It is easy to forget that we are just a scant few decades into Spain recovering from the Franco regime and joining the community of developed democratic Western nations. The echoes of the systematic repression of the Basque, Galician and Catalan regions and identities still ring. Protest, conflict and terrorism have punctuated the post-Franco period as they try to reassert identity, language and culture, and expand the autonomy suppressed after the end of the Second Spanish Republic. These are just a few of many such situations that challenge a liberalized, free and unified Europe.

What are the implications for European investment? In recent weeks there has been much discussion about the impact and reverberations if Catalonia continues to pursue its quest for independence. Equivalencies have been drawn to Great Britain’s lurch toward nationalism and departure from the EU. There are some significant differences in these two situations though which we believe are notable. To begin with, Britain never fully integrated with Europe. They maintained their own currency and central bank as an example. Their impending departure will likely drag on economies for some period of time because of added layers of friction in labor mobility, trade, transit, and tourism. Catalonia on the other hand seeks self-governance and to be an independent state member of the EU. This would clearly be a devastating blow to Spain given the amount of national GDP represented by Catalonia, but as an outside investor in greater Europe, does this change the overall economic picture? The Catalan economy and its people would still be European participants, just at a remove from Madrid. In some regards, it may actually unleash economic potential by stripping out a layer of government.

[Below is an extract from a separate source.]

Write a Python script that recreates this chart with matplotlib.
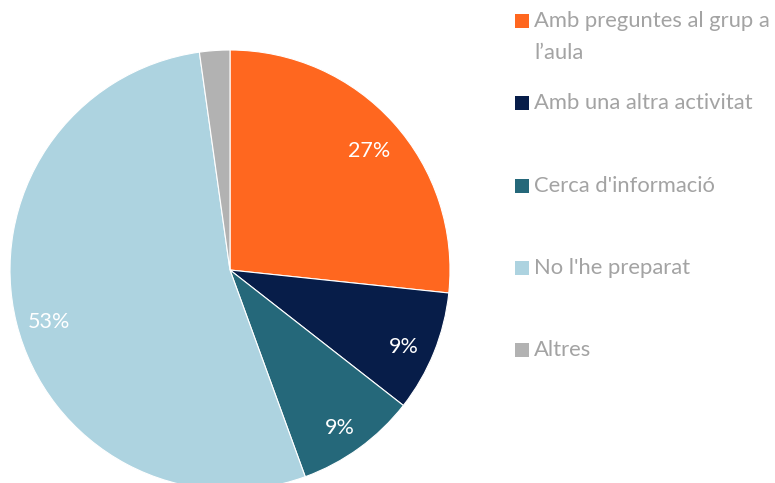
import matplotlib.pyplot as plt
from matplotlib.patches import Rectangle

# answers (counts)
categories = ["Amb preguntes al grup a\nl\u2019aula", "Amb una altra activitat",
              "Cerca d'informació", "No l'he preparat", "Altres"]
counts = [12, 4, 4, 24, 1]
colors = ["#FF671F", "#071D49", "#25687A", "#ADD3E0", "#B2B2B2"]

plt.rcParams['font.family'] = ['Lato', 'DejaVu Sans']

W, H = 775, 483
fig = plt.figure(figsize=(W / 100, H / 100), dpi=100)

# pie centre at (230, 270) px from top-left, radius 220 px
cx, cy, r = 230, 270, 220
ax = fig.add_axes([(cx - r) / W, (H - cy - r) / H, 2 * r / W, 2 * r / H])

wedges, texts, autotexts = ax.pie(
    counts, colors=colors, startangle=90, counterclock=False,
    autopct=lambda p: f"{p:.0f}%" if p > 3 else "", pctdistance=0.85,
    wedgeprops=dict(edgecolor="white", linewidth=0.8),
    textprops=dict(color="white", fontsize=15.5))
# Excel drops the labels a touch lower than matplotlib does
for t in autotexts:
    x, y = t.get_position()
    t.set_position((x, y - 0.03))
ax.set_xlim(-1, 1)
ax.set_ylim(-1, 1)
ax.set_aspect('equal')
ax.axis('off')

# legend on the right, first line of each entry on an even grid
x0, y0, step = 515, 21, 82.3
for i, (lab, col) in enumerate(zip(categories, colors)):
    y = y0 + i * step
    fig.patches.append(Rectangle((x0 / W, (H - y - 7) / H), 14 / W, 14 / H,
                                 transform=fig.transFigure, facecolor=col,
                                 edgecolor='none'))
    fig.text((x0 + 19) / W, (H - y + 10) / H, lab, color="#A3A3A3",
             fontsize=15.8, va='top', ha='left', linespacing=1.75)

fig.savefig("out.png", dpi=100)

Brexit is not the right comparison. “Screxit” is. The Catalonian referendum bears the greatest resemblance to the Scottish independence vote that narrowly failed. The motivations for exit were not dissimilar – moving away from the imperial power in London, reinforcing their national heritage and identity, unleashing the full potential of their economy, taking internal control of their valuable natural resources like North Sea oil, and, yes, directly joining the EU.

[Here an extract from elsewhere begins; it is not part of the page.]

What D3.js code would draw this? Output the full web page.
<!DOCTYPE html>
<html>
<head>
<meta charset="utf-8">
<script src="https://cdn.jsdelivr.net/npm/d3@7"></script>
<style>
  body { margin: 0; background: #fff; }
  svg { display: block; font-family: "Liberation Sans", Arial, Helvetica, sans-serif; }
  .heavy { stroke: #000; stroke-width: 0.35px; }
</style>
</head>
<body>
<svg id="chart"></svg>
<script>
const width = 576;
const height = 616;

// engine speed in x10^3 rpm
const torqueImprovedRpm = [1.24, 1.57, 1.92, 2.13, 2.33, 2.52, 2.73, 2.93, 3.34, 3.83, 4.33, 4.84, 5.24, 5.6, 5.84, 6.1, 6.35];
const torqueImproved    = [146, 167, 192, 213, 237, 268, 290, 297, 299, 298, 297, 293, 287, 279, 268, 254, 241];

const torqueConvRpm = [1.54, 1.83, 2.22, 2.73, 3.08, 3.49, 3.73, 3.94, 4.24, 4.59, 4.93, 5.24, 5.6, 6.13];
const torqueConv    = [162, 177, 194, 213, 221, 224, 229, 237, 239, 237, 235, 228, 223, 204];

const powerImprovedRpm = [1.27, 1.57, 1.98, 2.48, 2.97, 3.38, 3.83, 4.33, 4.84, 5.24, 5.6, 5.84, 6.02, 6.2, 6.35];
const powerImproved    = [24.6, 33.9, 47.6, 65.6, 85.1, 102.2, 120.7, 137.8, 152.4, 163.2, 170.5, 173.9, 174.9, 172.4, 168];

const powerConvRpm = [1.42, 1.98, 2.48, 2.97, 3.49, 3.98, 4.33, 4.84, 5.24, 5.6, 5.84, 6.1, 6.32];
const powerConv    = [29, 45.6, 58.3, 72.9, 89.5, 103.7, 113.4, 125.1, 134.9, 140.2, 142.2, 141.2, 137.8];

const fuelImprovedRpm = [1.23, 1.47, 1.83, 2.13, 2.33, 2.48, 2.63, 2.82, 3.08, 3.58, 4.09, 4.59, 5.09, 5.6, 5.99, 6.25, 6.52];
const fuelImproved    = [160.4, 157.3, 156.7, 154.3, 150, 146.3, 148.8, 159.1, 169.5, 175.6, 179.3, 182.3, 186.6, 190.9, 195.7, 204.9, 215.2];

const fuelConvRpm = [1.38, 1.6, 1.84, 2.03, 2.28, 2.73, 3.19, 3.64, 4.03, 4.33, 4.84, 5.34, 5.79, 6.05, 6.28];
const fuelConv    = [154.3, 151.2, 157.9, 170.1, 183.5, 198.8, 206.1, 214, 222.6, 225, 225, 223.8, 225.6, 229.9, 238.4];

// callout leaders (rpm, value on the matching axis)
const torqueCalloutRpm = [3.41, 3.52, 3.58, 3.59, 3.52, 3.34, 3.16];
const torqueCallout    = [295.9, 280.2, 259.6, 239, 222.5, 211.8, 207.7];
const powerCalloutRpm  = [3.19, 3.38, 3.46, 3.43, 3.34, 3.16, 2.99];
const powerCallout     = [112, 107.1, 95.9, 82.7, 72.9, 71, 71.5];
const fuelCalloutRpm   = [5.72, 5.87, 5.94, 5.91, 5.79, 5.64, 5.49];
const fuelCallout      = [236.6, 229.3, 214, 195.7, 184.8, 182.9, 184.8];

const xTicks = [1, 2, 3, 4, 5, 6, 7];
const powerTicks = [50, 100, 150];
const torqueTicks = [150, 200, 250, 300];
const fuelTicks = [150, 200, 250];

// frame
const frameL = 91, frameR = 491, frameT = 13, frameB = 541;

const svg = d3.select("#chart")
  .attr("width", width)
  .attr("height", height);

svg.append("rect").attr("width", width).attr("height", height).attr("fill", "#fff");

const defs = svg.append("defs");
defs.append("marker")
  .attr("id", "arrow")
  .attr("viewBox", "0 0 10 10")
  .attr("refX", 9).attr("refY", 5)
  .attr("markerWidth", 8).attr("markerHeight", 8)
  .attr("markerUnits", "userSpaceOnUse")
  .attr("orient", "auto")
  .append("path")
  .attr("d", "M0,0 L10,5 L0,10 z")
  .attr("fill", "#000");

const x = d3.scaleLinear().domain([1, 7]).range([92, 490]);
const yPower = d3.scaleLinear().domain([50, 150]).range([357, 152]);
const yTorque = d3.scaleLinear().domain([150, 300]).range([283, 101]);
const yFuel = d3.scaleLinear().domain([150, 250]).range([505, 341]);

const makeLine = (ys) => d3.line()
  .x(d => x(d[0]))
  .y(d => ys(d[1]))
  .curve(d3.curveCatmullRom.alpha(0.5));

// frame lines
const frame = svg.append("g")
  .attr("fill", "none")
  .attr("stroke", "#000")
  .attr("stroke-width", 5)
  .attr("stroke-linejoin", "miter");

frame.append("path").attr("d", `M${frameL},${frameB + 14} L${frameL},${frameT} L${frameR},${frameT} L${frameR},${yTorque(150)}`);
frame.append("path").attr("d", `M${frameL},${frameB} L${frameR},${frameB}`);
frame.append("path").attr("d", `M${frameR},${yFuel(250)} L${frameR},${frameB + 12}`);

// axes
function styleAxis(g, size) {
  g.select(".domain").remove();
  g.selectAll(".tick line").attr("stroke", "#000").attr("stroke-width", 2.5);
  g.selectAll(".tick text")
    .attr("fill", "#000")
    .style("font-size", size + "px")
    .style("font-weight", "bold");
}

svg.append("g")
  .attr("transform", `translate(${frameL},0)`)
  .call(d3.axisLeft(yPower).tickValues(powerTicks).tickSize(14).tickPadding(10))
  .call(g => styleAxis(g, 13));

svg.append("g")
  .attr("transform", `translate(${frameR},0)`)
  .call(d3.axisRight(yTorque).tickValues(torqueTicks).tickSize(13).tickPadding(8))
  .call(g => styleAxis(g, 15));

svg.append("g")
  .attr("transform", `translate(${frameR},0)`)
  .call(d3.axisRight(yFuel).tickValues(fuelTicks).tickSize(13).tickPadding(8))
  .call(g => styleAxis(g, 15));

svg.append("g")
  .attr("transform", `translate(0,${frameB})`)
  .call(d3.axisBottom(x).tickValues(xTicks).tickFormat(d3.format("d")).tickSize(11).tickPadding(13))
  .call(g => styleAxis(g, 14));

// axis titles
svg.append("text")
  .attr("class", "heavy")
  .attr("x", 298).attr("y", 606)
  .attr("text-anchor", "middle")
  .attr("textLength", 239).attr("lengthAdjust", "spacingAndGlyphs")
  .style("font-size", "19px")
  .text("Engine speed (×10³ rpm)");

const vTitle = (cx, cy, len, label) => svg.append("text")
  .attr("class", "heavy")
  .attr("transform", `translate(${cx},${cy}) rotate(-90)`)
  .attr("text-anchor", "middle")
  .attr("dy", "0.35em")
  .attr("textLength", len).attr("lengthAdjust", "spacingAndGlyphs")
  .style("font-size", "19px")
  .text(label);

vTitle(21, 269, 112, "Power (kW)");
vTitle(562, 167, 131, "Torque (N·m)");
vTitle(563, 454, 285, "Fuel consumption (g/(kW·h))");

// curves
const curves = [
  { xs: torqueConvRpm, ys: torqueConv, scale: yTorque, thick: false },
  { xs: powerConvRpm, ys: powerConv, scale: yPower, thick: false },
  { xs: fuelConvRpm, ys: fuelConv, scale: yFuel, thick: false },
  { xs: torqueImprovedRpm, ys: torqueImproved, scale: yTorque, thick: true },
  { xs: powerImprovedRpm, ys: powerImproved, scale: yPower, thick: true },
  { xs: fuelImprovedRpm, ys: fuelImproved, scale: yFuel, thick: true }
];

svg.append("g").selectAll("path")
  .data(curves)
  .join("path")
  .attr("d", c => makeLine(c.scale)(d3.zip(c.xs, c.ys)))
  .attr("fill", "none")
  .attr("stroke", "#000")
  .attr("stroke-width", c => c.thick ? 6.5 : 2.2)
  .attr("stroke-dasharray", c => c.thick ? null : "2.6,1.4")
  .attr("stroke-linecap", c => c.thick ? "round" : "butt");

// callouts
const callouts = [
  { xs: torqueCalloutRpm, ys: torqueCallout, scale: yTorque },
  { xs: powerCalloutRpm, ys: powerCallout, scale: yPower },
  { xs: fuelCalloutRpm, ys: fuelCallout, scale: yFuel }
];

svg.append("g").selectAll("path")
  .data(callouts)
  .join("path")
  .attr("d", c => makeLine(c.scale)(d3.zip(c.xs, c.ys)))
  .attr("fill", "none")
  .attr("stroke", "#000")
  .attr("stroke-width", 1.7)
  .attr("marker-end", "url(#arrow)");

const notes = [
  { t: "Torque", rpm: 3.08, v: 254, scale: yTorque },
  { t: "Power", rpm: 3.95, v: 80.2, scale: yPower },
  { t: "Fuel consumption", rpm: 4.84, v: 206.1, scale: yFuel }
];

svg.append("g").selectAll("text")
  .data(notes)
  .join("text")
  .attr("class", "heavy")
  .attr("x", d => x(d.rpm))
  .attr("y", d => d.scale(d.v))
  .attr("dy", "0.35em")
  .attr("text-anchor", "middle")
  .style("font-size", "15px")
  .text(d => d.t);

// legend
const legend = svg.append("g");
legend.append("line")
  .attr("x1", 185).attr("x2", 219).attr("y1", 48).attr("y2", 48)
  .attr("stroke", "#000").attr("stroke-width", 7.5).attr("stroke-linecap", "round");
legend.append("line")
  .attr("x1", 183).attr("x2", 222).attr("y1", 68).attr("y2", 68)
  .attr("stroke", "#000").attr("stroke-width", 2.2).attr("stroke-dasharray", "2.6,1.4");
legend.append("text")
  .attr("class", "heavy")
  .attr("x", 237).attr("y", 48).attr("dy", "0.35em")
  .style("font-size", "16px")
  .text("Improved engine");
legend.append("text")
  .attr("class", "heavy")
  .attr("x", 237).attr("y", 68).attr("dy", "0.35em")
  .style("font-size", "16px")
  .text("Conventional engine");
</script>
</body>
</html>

Our question as investors is what the hazards to Europe’s growth and stability story could be with nationalist and secessionist movements gaining traction. There are two separate impulses at work both rooted in the cause of self-determination but pointing in opposite directions. Autonomous and semi-autonomous regions like the Basque and Catalonia desire independence, internal control and freedom to participate directly in markets and the European Union. Nation states are wrestling with movements to self-determine border permeability, currency and debt, regulation, cultural dilution, and trade, and a push to move away from the greater Union. The risk in tilting at too many windmills in capital allocation decisions is doing a lot and achieving nothing. At present we expect a stable, slow-growing Europe and a long-term climb of the Euro back to historical levels. The push-pull of the nationalists and the secessionists may not directly offset, but to us it seems like sufficient countervailing forces to keep the big picture intact.